Doing this involves two pieces. The first is constructing an estimate of the size of the inlined function (which is truncated at some point to keep the cost of the analysis from becoming quadratic), accounting for constant propagation via function arguments and resulting simplifications. Then we construct an estimate of the caller's size associated with the call site that can be eliminated by inlining (the call itself, allocas that can be eliminated, etc.).
The second piece is more empirical. How many instructions, on average, will be eliminated in the caller by resulting simplification by inlining a function? This is where the current threshold comes in, it is a (rough) estimate of this.

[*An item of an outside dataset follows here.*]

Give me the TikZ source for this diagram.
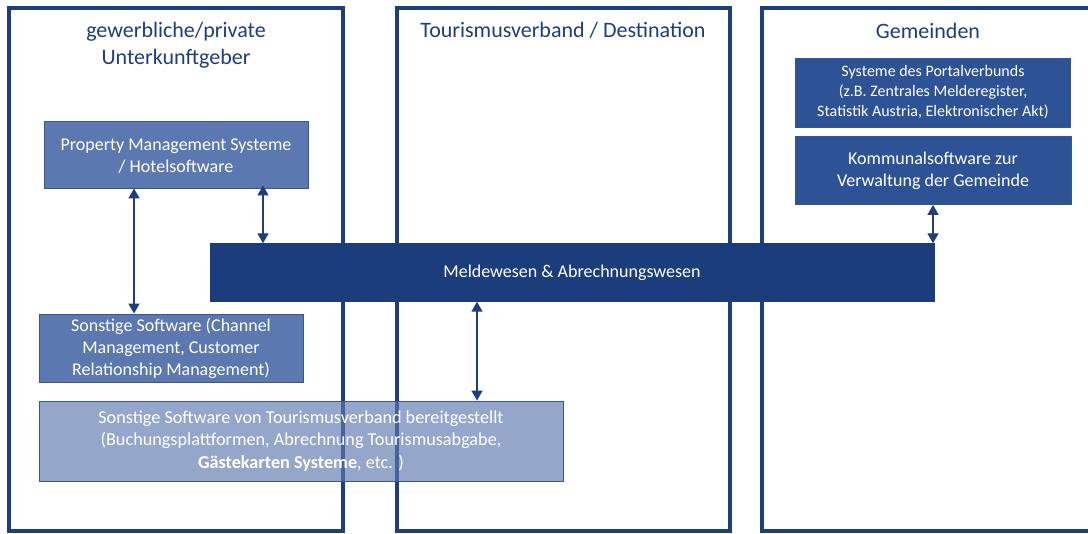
\documentclass[tikz,border=0pt]{standalone}
\usepackage{fontspec}
\setmainfont{Carlito}
\usetikzlibrary{arrows.meta}
\definecolor{frameblue}{RGB}{31,62,124}
\definecolor{darkbox}{RGB}{27,61,124}
\definecolor{midbox}{RGB}{91,120,176}
\definecolor{gembox}{RGB}{46,82,150}
\definecolor{boxedge}{RGB}{55,85,145}
\tikzset{
  column/.style={draw=frameblue,line width=3.5pt},
  coltitle/.style={text=frameblue,align=center,font=\fontsize{22}{27}\selectfont},
  swbox/.style={draw=boxedge,line width=0.8pt,text=white,align=center},
  link/.style={draw=frameblue,line width=1.4pt,{Triangle[length=10pt,width=11pt]}-{Triangle[length=10pt,width=11pt]}},
}
\begin{document}
\begin{tikzpicture}[x=1pt,y=-1pt]
\useasboundingbox (0,0) rectangle (1088,534);
\fill[white] (0,0) rectangle (1088,534);
% columns
\draw[column] (9,8) rectangle (343,531);
\draw[column] (397,8) rectangle (730,531);
\draw[column] (762,8) rectangle (1100,531);
\node[coltitle] (t1) at (176,45) {gewerbliche/private\\Unterkunftgeber};
\node[coltitle] (t2) at (563,30.5) {Tourismusverband / Destination};
\node[coltitle] (t3) at (928,30.5) {Gemeinden};
% boxes
\node[swbox,fill=midbox,minimum width=264pt,minimum height=67pt,font=\fontsize{18}{22}\selectfont] (pms) at (176,154.5) {\strut Property Management Systeme\\/ Hotelsoftware};
\node[swbox,fill=midbox,minimum width=264pt,minimum height=68pt,font=\fontsize{18}{22}\selectfont] (chan) at (171,348) {Sonstige Software (Channel\\Management, Customer\\Relationship Management)};
\node[swbox,fill=midbox,fill opacity=0.65,text opacity=1,minimum width=524pt,minimum height=80pt,font=\fontsize{18.2}{22.5}\selectfont] (tv) at (301,441) {Sonstige Software von Tourismusverband bereitgestellt\\(Buchungsplattformen, Abrechnung Tourismusabgabe,\\\textbf{Gästekarten Systeme}, etc. )};
\node[draw=darkbox,fill=darkbox,text=white,minimum width=724pt,minimum height=58pt,font=\fontsize{18}{22}\selectfont] (mw) at (572,272.5) {Meldewesen \& Abrechnungswesen};
\node[swbox,fill=gembox,minimum width=275pt,minimum height=69pt,font=\fontsize{16}{20}\selectfont] (portal) at (933,92.5) {Systeme des Portalverbunds\\(z.B. Zentrales Melderegister,\\Statistik Austria, Elektronischer Akt)};
\node[swbox,fill=gembox,minimum width=276pt,minimum height=68pt,font=\fontsize{18}{22}\selectfont] (komm) at (933,170.5) {Kommunalsoftware zur\\Verwaltung der Gemeinde};
% arrows
\coordinate (x1) at (134,0);
\coordinate (x2) at (263,0);
\coordinate (x3) at (477,0);
\coordinate (x4) at (933,0);
\draw[link] (pms.south -| x1) -- (chan.north -| x1);
\draw[link] ([yshift=3pt]pms.south -| x2) -- (mw.north -| x2);
\draw[link] (mw.south -| x3) -- (tv.north -| x3);
\draw[link] (komm.south -| x4) -- (mw.north -| x4);
\end{tikzpicture}
\end{document}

Unfortunately, as currently used, it is also not purely an estimate of this, but also accounts for performance effects (which is why, for instance, we have a bonus for callees with vector instructions, etc.).
Longer term, we really need to separate the performance-based metric from the size-based metric. They're estimating different things, although we're unfortunately conflating them currently (by hiding our performance-based metric inside our estimate of size decrease from resulting caller simplification, and to a lesser extent, things like the call penalty).
For your use case, GPUs, you want to represent the fact that calls are really expensive, and you don't care nearly as much about code size, although you do care about compile time. As a result, your limit is more to limit the compile time from later stages of the compiler (and perhaps the inliner itself) than anything else. That having been said, NVIDIA GPUs do have an icache that holds some kilobytes of compiled code, and spilling out of that will cost you (although often not a huge amount).
In the long term, I imagine we want a more top-down heuristic for this kind of inlining, because we want to keep a function, or group of functions, below some absolute size threshold (unless there is a huge compensating performance speedup). The size based heuristic is also good for your use case, but only if it happens in a more pure sense.
So my conclusion is that all of this is wrong ;) -- but in the name of making progress, I'm fine with a way to bump the threshold for some targets. I think it should be just a number, because that's the simplest possible thing we can do. A number if difficult, however, because cannot directly account for -Os, etc. factors that go into the current threshold. Providing a fraction to be multiplied by the current threshold seems problematic because it sends the message that this is something that should be finely tuned, and it shouldn't be. Could this just be an integer multipler for now? That will prevent fine tuning, send the message that this is a temporary coarse knob, and then we can work on a more principled solution. If that would work for you, I think that is the best solution for now.
I think you'll want to do some "science" on this value eventually and document it.
Yes, absolutely. That change doesn't even appear in this patch, though; let's worry about it separately, if that's OK?
Could this just be an integer multipler for now? That will prevent fine tuning, send the message that this is a temporary coarse knob, and then we can work on a more principled solution.
That sounds great to me, I will spin a patch. If anyone else disagrees, speak now or forever hold your peace...
Hal, I hope I didn't misunderstand: I took your comment to suggest that the multiplier should be fixed for a particular target -- it shouldn't depend on the caller/callee. I can add that back if that's not what you had in mind.
This is fine. We can add those things back if we come up with a use case. As discussed, we really need to rework a bunch of this logic. LGTM.